Data block:
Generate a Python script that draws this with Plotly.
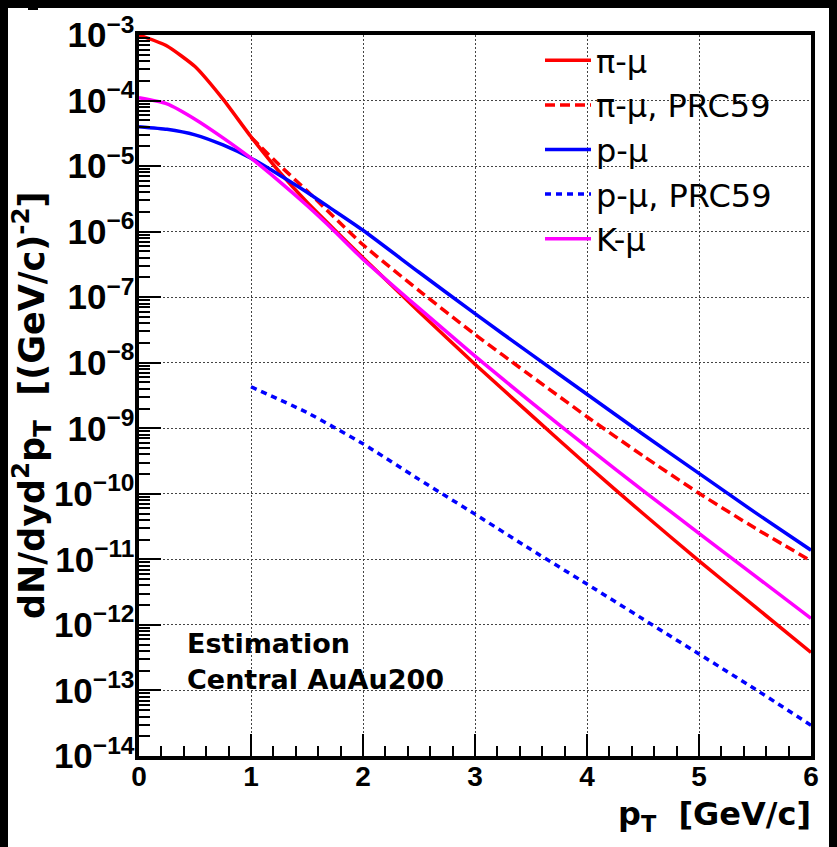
import plotly.graph_objects as go

# ---- data ----
pt_full = [0, 0.25, 0.5, 0.75, 1, 1.25, 1.5, 1.75, 2, 2.5, 3, 3.5, 4, 4.5, 5, 5.5, 6]
pi_mu = [1.0e-3, 6.8e-4, 3.3e-4, 1.05e-4, 2.8e-5, 8.3e-6, 2.8e-6, 1.05e-6, 4.0e-7,
         6.0e-8, 9.5e-9, 1.6e-9, 2.75e-10, 5.0e-11, 9.5e-12, 1.9e-12, 3.8e-13]
k_mu = [1.1e-4, 8.9e-5, 5.2e-5, 2.7e-5, 1.32e-5, 5.9e-6, 2.5e-6, 1.0e-6, 3.8e-7,
        6.8e-8, 1.26e-8, 2.5e-9, 5.2e-10, 1.12e-10, 2.5e-11, 5.6e-12, 1.26e-12]
p_mu = [4.0e-5, 3.65e-5, 3.0e-5, 2.1e-5, 1.32e-5, 7.4e-6, 4.0e-6, 2.05e-6, 1.05e-6,
        2.4e-7, 5.6e-8, 1.35e-8, 3.3e-9, 8.1e-10, 2.05e-10, 5.2e-11, 1.38e-11]

pt_prc_pi = [1, 1.25, 1.5, 2, 2.5, 3, 3.5, 4, 4.5, 5, 5.5, 6]
pi_mu_prc = [2.75e-5, 1.05e-5, 4.2e-6, 6.3e-7, 1.26e-7, 2.7e-8, 6.3e-9, 1.5e-9,
             3.8e-10, 1.02e-10, 3.0e-11, 9.5e-12]
pt_prc_p = [1, 1.5, 2, 2.5, 3, 3.5, 4, 4.5, 5, 5.5, 6]
p_mu_prc = [4.3e-9, 1.74e-9, 5.8e-10, 1.66e-10, 4.9e-11, 1.41e-11, 4.2e-12,
            1.23e-12, 3.6e-13, 1.05e-13, 2.95e-14]

x_ticks = [0, 1, 2, 3, 4, 5, 6]

# ---- figure geometry (page body adds an 8px margin) ----
OFF = 8
W, H = 837 - OFF, 847 - OFF
L, T = 139 - OFF, 35 - OFF
R = W - (811 - OFF)
B = H - (756 - OFF)
pw, ph = W - L - R, H - T - B


def px(rx):  # reference pixel x -> paper x
    return (rx - OFF - L) / pw


def py(ry):  # reference pixel y -> paper y
    return (H - B - (ry - OFF)) / ph


fig = go.Figure()
series = [
    ("π-μ", pt_full, pi_mu, "#ff0000", "solid"),
    ("π-μ, PRC59", pt_prc_pi, pi_mu_prc, "#ff0000", "10px,5px"),
    ("p-μ", pt_full, p_mu, "#0000ff", "solid"),
    ("p-μ, PRC59", pt_prc_p, p_mu_prc, "#0000ff", "6px,5px"),
    ("K-μ", pt_full, k_mu, "#ff00ff", "solid"),
]
for name, xs, ys, col, dash in series:
    fig.add_trace(go.Scatter(
        x=xs, y=ys, name=name, mode="lines",
        line=dict(color=col, width=3.5, dash=dash, shape="spline", smoothing=0.5),
    ))

tickfont = dict(family="Liberation Sans, Arial, sans-serif", size=28, color="black", weight="bold")
grid = dict(showgrid=True, gridcolor="#444444", gridwidth=1, griddash="2px,2px")

fig.update_xaxes(
    range=[0, 6], tickvals=x_ticks, ticks="inside", ticklen=22, tickwidth=2,
    tickcolor="black", showline=True, linewidth=4, linecolor="black", mirror=True,
    zeroline=False, tickfont=tickfont, ticklabelstandoff=-8,
    minor=dict(ticks="inside", ticklen=10, tickwidth=2, tickcolor="black", dtick=0.2, showgrid=False),
    **grid,
)
fig.update_yaxes(
    type="log", range=[-14, -3], dtick=1, exponentformat="power", showexponent="all",
    ticks="inside", ticklen=22, tickwidth=2, tickcolor="black",
    showline=True, linewidth=4, linecolor="black", mirror=True, zeroline=False,
    tickfont=tickfont, ticklabelstandoff=-5,
    minor=dict(ticks="inside", ticklen=11, tickwidth=1.5, tickcolor="black", dtick="D1", showgrid=False),
    **grid,
)

titlefont = dict(family="DejaVu Sans, sans-serif", size=35, color="black", weight="bold")
fig.add_annotation(
    text="dN/dyd<sup>2</sup>p<sub>T</sub>  [(GeV/c)<sup>-2</sup>]",
    xref="paper", yref="paper", x=px(31), y=py(405), textangle=-90,
    showarrow=False, font=titlefont, xanchor="center", yanchor="middle",
)
fig.add_annotation(
    text="p<sub>T</sub>  [GeV/c]", xref="paper", yref="paper", x=px(813), y=py(793),
    showarrow=False, font=dict(family="DejaVu Sans, sans-serif", size=32, color="black", weight="bold"),
    xanchor="right", yanchor="top",
)
labfont = dict(family="DejaVu Sans, sans-serif", size=27, color="black", weight="bold")
fig.add_annotation(text="Estimation", xref="paper", yref="paper", x=px(185), y=py(643),
                   showarrow=False, font=labfont, xanchor="left", yanchor="middle")
fig.add_annotation(text="Central AuAu200", xref="paper", yref="paper", x=px(185), y=py(679),
                   showarrow=False, font=labfont, xanchor="left", yanchor="middle")

# small remnant mark at the top-left of the original canvas
fig.add_shape(type="rect", xref="paper", yref="paper", x0=px(28), x1=px(38), y0=py(10), y1=py(8),
              fillcolor="black", line_width=0, layer="above")

fig.update_layout(
    width=W, height=H, margin=dict(l=L, r=R, t=T, b=B, autoexpand=False),
    paper_bgcolor="white", plot_bgcolor="white",
    showlegend=True,
    legend=dict(
        x=px(540), y=py(33), xanchor="left", yanchor="top",
        bgcolor="rgba(0,0,0,0)", borderwidth=0, itemwidth=46,
        font=dict(family="DejaVu Sans, sans-serif", size=32, color="black"),
    ),
)

# the original canvas shows a black band on the top and left edges
fig.write_html("out.html", post_script="document.body.style.background='black';")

Problem details: Copy all the lines of data exactly as they appear, dropping any images.

Problem solution:
Generate a Python script that draws this with Plotly.
import plotly.graph_objects as go

# ---- data ----
pt_full = [0, 0.25, 0.5, 0.75, 1, 1.25, 1.5, 1.75, 2, 2.5, 3, 3.5, 4, 4.5, 5, 5.5, 6]
pi_mu = [1.0e-3, 6.8e-4, 3.3e-4, 1.05e-4, 2.8e-5, 8.3e-6, 2.8e-6, 1.05e-6, 4.0e-7,
         6.0e-8, 9.5e-9, 1.6e-9, 2.75e-10, 5.0e-11, 9.5e-12, 1.9e-12, 3.8e-13]
k_mu = [1.1e-4, 8.9e-5, 5.2e-5, 2.7e-5, 1.32e-5, 5.9e-6, 2.5e-6, 1.0e-6, 3.8e-7,
        6.8e-8, 1.26e-8, 2.5e-9, 5.2e-10, 1.12e-10, 2.5e-11, 5.6e-12, 1.26e-12]
p_mu = [4.0e-5, 3.65e-5, 3.0e-5, 2.1e-5, 1.32e-5, 7.4e-6, 4.0e-6, 2.05e-6, 1.05e-6,
        2.4e-7, 5.6e-8, 1.35e-8, 3.3e-9, 8.1e-10, 2.05e-10, 5.2e-11, 1.38e-11]

pt_prc_pi = [1, 1.25, 1.5, 2, 2.5, 3, 3.5, 4, 4.5, 5, 5.5, 6]
pi_mu_prc = [2.75e-5, 1.05e-5, 4.2e-6, 6.3e-7, 1.26e-7, 2.7e-8, 6.3e-9, 1.5e-9,
             3.8e-10, 1.02e-10, 3.0e-11, 9.5e-12]
pt_prc_p = [1, 1.5, 2, 2.5, 3, 3.5, 4, 4.5, 5, 5.5, 6]
p_mu_prc = [4.3e-9, 1.74e-9, 5.8e-10, 1.66e-10, 4.9e-11, 1.41e-11, 4.2e-12,
            1.23e-12, 3.6e-13, 1.05e-13, 2.95e-14]

x_ticks = [0, 1, 2, 3, 4, 5, 6]

# ---- figure geometry (page body adds an 8px margin) ----
OFF = 8
W, H = 837 - OFF, 847 - OFF
L, T = 139 - OFF, 35 - OFF
R = W - (811 - OFF)
B = H - (756 - OFF)
pw, ph = W - L - R, H - T - B


def px(rx):  # reference pixel x -> paper x
    return (rx - OFF - L) / pw


def py(ry):  # reference pixel y -> paper y
    return (H - B - (ry - OFF)) / ph


fig = go.Figure()
series = [
    ("π-μ", pt_full, pi_mu, "#ff0000", "solid"),
    ("π-μ, PRC59", pt_prc_pi, pi_mu_prc, "#ff0000", "10px,5px"),
    ("p-μ", pt_full, p_mu, "#0000ff", "solid"),
    ("p-μ, PRC59", pt_prc_p, p_mu_prc, "#0000ff", "6px,5px"),
    ("K-μ", pt_full, k_mu, "#ff00ff", "solid"),
]
for name, xs, ys, col, dash in series:
    fig.add_trace(go.Scatter(
        x=xs, y=ys, name=name, mode="lines",
        line=dict(color=col, width=3.5, dash=dash, shape="spline", smoothing=0.5),
    ))

tickfont = dict(family="Liberation Sans, Arial, sans-serif", size=28, color="black", weight="bold")
grid = dict(showgrid=True, gridcolor="#444444", gridwidth=1, griddash="2px,2px")

fig.update_xaxes(
    range=[0, 6], tickvals=x_ticks, ticks="inside", ticklen=22, tickwidth=2,
    tickcolor="black", showline=True, linewidth=4, linecolor="black", mirror=True,
    zeroline=False, tickfont=tickfont, ticklabelstandoff=-8,
    minor=dict(ticks="inside", ticklen=10, tickwidth=2, tickcolor="black", dtick=0.2, showgrid=False),
    **grid,
)
fig.update_yaxes(
    type="log", range=[-14, -3], dtick=1, exponentformat="power", showexponent="all",
    ticks="inside", ticklen=22, tickwidth=2, tickcolor="black",
    showline=True, linewidth=4, linecolor="black", mirror=True, zeroline=False,
    tickfont=tickfont, ticklabelstandoff=-5,
    minor=dict(ticks="inside", ticklen=11, tickwidth=1.5, tickcolor="black", dtick="D1", showgrid=False),
    **grid,
)

titlefont = dict(family="DejaVu Sans, sans-serif", size=35, color="black", weight="bold")
fig.add_annotation(
    text="dN/dyd<sup>2</sup>p<sub>T</sub>  [(GeV/c)<sup>-2</sup>]",
    xref="paper", yref="paper", x=px(31), y=py(405), textangle=-90,
    showarrow=False, font=titlefont, xanchor="center", yanchor="middle",
)
fig.add_annotation(
    text="p<sub>T</sub>  [GeV/c]", xref="paper", yref="paper", x=px(813), y=py(793),
    showarrow=False, font=dict(family="DejaVu Sans, sans-serif", size=32, color="black", weight="bold"),
    xanchor="right", yanchor="top",
)
labfont = dict(family="DejaVu Sans, sans-serif", size=27, color="black", weight="bold")
fig.add_annotation(text="Estimation", xref="paper", yref="paper", x=px(185), y=py(643),
                   showarrow=False, font=labfont, xanchor="left", yanchor="middle")
fig.add_annotation(text="Central AuAu200", xref="paper", yref="paper", x=px(185), y=py(679),
                   showarrow=False, font=labfont, xanchor="left", yanchor="middle")

# small remnant mark at the top-left of the original canvas
fig.add_shape(type="rect", xref="paper", yref="paper", x0=px(28), x1=px(38), y0=py(10), y1=py(8),
              fillcolor="black", line_width=0, layer="above")

fig.update_layout(
    width=W, height=H, margin=dict(l=L, r=R, t=T, b=B, autoexpand=False),
    paper_bgcolor="white", plot_bgcolor="white",
    showlegend=True,
    legend=dict(
        x=px(540), y=py(33), xanchor="left", yanchor="top",
        bgcolor="rgba(0,0,0,0)", borderwidth=0, itemwidth=46,
        font=dict(family="DejaVu Sans, sans-serif", size=32, color="black"),
    ),
)

# the original canvas shows a black band on the top and left edges
fig.write_html("out.html", post_script="document.body.style.background='black';")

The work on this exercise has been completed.